_The request_. Locate all lines with the word "this". Copy them.

_Data supplied_.
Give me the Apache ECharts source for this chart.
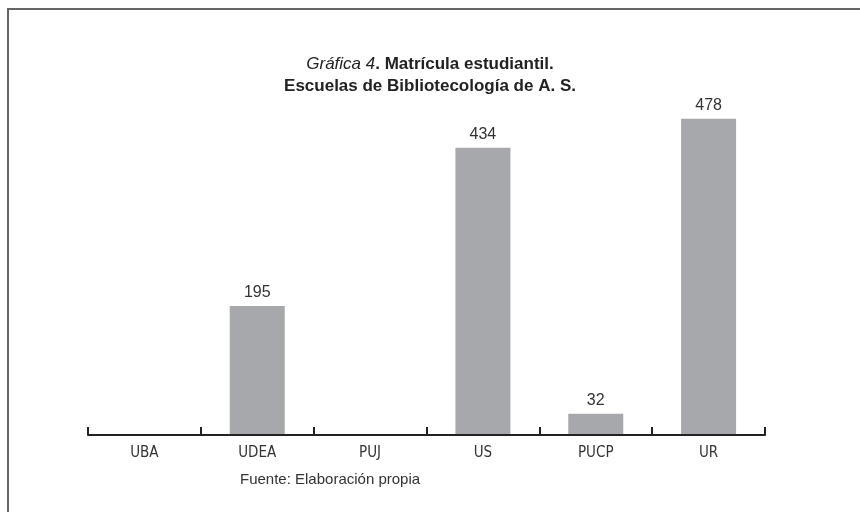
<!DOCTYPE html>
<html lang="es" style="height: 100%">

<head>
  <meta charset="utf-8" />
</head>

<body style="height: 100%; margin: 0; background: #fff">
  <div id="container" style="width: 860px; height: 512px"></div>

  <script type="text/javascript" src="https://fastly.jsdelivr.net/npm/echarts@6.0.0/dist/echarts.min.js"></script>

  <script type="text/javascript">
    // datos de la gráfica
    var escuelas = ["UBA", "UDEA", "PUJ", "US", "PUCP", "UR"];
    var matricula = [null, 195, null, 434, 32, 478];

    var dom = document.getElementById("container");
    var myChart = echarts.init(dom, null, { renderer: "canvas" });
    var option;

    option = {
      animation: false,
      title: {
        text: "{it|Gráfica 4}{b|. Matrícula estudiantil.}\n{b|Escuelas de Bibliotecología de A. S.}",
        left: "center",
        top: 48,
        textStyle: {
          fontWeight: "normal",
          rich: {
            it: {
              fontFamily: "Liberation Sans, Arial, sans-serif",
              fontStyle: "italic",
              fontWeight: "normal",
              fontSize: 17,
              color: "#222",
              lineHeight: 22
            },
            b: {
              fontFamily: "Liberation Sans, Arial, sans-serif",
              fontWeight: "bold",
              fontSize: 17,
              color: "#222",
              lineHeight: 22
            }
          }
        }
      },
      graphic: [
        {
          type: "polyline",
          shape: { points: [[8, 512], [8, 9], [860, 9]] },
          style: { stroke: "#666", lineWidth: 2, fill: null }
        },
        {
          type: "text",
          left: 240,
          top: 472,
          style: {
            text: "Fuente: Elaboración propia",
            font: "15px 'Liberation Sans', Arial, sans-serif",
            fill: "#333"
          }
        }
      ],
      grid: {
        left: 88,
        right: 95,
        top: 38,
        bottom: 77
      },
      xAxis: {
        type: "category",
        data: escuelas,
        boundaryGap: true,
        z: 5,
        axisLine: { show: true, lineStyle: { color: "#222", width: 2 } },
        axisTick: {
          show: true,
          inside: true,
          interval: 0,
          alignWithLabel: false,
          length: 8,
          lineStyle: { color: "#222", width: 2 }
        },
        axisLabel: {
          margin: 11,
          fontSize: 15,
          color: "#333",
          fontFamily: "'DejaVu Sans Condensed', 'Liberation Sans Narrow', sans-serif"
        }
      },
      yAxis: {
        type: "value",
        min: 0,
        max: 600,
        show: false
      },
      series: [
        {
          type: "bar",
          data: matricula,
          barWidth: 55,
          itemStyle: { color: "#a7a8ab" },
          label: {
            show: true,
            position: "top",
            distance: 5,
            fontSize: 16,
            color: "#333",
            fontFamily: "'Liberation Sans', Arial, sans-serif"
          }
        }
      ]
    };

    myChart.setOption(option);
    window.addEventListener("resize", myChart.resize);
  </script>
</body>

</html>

--

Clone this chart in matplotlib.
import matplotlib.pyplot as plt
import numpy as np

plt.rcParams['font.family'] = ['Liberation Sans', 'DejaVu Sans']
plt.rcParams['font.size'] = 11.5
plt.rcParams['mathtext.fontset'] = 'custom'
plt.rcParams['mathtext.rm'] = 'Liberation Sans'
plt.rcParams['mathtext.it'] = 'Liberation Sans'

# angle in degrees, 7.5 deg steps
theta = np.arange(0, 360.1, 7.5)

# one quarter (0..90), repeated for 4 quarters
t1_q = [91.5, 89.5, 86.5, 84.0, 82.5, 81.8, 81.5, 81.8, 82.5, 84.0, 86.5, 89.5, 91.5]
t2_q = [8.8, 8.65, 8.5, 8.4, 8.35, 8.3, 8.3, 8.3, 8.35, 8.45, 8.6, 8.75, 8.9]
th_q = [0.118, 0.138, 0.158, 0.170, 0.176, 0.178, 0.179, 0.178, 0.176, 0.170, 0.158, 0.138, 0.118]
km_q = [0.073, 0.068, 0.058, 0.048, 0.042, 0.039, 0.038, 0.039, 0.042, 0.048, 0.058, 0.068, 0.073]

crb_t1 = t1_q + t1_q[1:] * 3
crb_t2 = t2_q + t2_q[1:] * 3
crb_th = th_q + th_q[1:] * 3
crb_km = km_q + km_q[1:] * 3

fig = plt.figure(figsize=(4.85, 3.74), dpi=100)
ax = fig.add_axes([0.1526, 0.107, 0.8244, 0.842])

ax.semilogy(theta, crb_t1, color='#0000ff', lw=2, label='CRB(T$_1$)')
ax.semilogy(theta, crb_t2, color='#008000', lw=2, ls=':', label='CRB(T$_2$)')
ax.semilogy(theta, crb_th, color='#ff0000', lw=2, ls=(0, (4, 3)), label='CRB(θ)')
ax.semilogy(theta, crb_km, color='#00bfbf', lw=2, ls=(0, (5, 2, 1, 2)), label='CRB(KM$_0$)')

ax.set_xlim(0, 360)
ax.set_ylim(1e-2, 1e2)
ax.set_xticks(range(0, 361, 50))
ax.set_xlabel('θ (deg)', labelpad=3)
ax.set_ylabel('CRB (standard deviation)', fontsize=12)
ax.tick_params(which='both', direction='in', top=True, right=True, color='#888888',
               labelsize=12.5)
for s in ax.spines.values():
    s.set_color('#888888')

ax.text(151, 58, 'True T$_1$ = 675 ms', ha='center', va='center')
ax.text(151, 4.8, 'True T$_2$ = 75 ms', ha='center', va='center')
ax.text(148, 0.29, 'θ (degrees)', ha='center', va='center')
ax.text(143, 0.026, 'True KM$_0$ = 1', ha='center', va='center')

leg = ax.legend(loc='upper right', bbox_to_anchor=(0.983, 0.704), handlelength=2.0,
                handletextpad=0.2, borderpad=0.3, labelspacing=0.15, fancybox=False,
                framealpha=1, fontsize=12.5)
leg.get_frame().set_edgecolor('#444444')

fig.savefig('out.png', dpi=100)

_Answer to the task_.
Give me the Apache ECharts source for this chart.
Clone this chart in matplotlib.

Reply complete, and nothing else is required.